● **Short exercise**
Scan the lines below; pull out those with "this".

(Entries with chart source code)
┌──
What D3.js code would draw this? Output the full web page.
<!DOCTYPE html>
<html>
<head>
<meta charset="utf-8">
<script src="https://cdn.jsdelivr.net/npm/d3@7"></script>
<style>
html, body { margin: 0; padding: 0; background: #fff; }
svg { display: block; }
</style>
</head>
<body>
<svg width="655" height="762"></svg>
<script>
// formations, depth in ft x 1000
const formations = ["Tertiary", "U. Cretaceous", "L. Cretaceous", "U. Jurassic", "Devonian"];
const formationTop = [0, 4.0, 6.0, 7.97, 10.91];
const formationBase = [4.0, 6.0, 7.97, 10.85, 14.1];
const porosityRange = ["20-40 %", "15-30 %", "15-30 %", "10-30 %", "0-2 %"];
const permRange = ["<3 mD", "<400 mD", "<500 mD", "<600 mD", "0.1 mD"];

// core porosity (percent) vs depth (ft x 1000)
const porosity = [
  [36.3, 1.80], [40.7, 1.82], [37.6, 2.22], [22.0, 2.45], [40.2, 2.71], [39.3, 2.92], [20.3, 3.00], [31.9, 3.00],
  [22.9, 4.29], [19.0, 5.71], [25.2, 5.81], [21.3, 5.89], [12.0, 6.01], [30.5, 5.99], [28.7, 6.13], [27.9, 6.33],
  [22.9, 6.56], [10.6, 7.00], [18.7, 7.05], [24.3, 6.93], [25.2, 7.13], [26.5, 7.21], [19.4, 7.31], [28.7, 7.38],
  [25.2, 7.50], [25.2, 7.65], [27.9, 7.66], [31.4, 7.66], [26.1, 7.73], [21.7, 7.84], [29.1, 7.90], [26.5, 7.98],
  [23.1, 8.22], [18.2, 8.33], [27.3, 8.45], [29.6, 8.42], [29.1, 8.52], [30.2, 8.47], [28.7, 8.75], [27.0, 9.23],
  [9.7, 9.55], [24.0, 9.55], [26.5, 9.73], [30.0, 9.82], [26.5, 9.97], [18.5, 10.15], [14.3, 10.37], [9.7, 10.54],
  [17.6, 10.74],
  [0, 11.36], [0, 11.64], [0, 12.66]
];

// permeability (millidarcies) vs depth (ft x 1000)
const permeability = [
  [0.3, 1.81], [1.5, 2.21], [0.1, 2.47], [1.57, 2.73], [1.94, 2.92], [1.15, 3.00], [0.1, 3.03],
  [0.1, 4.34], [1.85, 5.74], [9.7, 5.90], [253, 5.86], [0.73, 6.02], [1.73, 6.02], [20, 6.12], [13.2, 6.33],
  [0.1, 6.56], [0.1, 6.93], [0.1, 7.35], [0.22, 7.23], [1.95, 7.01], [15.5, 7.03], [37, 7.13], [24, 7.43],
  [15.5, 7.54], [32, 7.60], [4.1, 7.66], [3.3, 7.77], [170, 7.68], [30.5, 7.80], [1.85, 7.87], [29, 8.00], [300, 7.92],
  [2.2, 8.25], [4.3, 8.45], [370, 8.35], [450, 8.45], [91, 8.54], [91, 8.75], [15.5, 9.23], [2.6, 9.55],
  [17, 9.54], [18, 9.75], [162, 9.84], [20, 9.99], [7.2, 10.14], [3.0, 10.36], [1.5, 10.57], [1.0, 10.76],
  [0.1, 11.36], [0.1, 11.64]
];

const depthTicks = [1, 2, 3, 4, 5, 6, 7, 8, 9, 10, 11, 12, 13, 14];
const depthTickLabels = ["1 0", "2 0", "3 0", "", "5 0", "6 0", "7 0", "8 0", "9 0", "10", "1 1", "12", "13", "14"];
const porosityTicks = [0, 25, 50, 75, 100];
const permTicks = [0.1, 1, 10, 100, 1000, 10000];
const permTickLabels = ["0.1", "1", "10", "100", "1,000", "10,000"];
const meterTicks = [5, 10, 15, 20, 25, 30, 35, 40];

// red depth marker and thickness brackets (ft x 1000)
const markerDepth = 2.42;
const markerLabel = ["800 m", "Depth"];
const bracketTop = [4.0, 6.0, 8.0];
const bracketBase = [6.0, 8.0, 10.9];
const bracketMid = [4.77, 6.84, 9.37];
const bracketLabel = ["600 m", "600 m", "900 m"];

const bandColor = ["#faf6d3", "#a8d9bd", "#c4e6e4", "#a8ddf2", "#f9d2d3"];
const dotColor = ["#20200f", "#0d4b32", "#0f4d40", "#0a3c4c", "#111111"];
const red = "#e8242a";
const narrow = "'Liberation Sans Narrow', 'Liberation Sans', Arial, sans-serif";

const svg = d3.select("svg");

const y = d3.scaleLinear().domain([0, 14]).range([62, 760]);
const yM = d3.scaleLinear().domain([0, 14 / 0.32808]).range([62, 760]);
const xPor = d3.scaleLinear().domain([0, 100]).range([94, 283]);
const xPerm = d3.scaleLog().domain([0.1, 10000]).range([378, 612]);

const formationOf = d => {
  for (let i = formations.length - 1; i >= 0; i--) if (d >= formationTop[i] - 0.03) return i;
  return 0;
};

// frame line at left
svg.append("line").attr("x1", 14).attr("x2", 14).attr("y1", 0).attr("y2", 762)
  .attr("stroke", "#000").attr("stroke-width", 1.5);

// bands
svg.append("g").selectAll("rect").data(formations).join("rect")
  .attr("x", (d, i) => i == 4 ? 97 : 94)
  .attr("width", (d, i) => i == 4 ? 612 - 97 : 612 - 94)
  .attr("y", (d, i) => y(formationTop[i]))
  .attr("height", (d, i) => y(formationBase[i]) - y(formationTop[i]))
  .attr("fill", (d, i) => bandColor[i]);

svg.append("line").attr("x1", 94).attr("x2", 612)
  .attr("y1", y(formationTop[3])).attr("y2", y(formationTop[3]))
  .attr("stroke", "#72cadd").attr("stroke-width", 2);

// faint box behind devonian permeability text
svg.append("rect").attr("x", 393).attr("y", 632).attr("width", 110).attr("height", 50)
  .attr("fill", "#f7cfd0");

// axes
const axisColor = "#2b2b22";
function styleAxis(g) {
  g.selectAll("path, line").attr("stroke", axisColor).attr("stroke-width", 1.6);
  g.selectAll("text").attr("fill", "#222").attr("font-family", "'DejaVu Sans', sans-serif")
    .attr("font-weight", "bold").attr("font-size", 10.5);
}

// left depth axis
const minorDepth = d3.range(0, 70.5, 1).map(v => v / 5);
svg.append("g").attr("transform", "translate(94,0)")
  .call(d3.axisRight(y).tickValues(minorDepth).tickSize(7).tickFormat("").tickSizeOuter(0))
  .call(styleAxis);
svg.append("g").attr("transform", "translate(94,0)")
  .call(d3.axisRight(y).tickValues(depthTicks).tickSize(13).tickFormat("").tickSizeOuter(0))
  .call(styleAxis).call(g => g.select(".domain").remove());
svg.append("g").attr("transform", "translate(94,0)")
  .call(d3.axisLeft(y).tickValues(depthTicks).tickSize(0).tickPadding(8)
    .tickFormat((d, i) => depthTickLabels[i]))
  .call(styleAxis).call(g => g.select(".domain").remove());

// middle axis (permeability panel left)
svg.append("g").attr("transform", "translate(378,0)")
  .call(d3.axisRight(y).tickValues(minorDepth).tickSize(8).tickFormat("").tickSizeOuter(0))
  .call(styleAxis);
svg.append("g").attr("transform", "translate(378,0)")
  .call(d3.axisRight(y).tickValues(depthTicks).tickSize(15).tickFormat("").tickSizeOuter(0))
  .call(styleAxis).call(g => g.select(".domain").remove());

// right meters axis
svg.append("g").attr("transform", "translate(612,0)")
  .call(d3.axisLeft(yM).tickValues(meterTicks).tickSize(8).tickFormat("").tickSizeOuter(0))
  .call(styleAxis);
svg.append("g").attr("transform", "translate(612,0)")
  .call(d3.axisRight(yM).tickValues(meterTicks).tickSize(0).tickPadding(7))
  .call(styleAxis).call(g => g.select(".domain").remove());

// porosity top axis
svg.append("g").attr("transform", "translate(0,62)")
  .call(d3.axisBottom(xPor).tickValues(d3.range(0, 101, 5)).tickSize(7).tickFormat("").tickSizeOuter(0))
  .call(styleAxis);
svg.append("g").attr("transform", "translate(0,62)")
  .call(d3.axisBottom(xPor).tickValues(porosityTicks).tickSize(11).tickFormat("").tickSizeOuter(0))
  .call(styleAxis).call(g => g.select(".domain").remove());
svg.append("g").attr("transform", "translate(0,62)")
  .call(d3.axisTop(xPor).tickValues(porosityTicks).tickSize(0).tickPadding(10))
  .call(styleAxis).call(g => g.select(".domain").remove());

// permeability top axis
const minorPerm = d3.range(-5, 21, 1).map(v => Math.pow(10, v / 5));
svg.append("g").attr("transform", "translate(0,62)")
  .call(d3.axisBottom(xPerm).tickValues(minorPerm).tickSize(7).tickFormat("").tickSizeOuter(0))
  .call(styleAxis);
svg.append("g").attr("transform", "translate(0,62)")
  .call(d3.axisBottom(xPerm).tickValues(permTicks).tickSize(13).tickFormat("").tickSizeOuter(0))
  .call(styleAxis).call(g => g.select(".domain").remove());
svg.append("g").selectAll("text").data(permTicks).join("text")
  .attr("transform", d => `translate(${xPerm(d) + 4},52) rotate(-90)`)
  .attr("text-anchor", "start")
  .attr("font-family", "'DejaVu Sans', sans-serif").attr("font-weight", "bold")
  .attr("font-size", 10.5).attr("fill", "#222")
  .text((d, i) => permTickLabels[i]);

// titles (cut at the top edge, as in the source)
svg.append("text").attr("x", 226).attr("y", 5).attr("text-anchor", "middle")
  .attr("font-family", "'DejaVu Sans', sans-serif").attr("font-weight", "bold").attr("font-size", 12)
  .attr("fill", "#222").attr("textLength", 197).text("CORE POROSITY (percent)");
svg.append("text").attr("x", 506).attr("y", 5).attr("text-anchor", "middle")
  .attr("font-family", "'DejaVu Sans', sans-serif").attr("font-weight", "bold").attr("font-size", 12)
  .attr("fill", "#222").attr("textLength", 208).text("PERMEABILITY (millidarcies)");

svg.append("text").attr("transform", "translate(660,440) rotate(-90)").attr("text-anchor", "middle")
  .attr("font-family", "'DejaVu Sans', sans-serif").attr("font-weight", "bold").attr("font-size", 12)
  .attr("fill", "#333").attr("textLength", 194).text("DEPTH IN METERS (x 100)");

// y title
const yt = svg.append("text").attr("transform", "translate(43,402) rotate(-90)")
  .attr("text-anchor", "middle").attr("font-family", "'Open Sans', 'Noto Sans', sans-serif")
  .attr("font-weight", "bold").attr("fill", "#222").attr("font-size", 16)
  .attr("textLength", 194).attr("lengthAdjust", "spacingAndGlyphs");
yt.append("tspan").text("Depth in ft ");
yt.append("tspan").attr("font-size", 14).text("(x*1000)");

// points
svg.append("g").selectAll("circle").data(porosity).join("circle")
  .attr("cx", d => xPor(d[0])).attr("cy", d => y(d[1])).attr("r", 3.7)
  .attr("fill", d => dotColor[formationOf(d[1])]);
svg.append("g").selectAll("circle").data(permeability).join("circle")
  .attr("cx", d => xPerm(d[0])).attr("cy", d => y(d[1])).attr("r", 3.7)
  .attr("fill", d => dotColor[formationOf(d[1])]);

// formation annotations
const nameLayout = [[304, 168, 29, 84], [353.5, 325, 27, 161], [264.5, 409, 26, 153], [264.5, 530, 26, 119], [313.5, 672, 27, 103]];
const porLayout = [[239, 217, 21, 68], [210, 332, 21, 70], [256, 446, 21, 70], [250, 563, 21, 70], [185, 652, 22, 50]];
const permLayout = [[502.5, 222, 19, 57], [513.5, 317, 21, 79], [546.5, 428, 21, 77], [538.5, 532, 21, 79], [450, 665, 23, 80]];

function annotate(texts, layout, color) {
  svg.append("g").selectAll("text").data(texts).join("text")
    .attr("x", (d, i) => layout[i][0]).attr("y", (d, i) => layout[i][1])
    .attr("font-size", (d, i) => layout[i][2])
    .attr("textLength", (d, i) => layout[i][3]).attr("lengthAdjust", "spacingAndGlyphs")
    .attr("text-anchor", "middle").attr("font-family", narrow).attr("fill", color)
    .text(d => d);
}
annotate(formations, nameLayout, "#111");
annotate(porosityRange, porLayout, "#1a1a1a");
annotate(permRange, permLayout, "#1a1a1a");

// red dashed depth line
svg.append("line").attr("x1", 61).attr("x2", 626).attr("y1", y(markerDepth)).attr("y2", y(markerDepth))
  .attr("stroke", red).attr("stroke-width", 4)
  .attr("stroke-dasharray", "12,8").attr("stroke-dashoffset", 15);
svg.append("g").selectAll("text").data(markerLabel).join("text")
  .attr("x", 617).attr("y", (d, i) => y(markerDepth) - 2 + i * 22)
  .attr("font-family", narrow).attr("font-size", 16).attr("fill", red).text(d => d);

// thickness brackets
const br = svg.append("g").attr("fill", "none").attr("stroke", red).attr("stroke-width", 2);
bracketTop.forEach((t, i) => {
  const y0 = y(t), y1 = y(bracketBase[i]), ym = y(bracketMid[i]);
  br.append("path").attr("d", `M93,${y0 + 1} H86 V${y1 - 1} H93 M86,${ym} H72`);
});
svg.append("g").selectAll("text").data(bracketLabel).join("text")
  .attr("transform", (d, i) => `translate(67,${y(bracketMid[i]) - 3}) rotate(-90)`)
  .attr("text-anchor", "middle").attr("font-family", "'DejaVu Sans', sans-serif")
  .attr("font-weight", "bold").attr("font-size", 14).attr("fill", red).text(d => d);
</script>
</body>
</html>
└──
┌──
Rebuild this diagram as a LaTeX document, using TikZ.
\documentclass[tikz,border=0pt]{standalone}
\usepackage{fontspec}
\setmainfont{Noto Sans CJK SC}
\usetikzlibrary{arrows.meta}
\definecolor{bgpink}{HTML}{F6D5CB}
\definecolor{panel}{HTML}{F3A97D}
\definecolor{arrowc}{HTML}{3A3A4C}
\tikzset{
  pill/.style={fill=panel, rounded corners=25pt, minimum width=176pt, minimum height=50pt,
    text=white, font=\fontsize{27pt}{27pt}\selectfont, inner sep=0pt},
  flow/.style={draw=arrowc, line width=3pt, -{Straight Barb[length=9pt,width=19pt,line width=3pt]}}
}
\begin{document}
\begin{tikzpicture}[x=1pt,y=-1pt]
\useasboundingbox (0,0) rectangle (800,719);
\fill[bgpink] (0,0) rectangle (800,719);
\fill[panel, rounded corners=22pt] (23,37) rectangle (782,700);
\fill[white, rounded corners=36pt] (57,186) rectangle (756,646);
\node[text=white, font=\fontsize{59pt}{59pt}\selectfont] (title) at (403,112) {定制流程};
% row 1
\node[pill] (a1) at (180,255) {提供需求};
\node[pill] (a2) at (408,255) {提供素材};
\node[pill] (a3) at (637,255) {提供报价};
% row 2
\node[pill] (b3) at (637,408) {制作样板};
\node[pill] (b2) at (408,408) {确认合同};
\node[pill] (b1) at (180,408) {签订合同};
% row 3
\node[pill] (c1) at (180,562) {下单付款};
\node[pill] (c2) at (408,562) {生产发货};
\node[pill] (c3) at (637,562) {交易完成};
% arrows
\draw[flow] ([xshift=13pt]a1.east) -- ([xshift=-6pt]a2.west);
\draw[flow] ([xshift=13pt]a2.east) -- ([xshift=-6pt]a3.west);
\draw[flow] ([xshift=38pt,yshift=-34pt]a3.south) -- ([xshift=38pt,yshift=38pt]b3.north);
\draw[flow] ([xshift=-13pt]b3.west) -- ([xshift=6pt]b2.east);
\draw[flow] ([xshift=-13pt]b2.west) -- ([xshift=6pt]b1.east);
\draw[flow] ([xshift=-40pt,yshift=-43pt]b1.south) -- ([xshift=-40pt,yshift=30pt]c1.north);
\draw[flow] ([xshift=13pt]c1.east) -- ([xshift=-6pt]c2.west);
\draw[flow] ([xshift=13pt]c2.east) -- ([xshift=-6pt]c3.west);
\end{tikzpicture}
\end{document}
└──
● **Task output**
What D3.js code would draw this? Output the full web page.
Rebuild this diagram as a LaTeX document, using TikZ.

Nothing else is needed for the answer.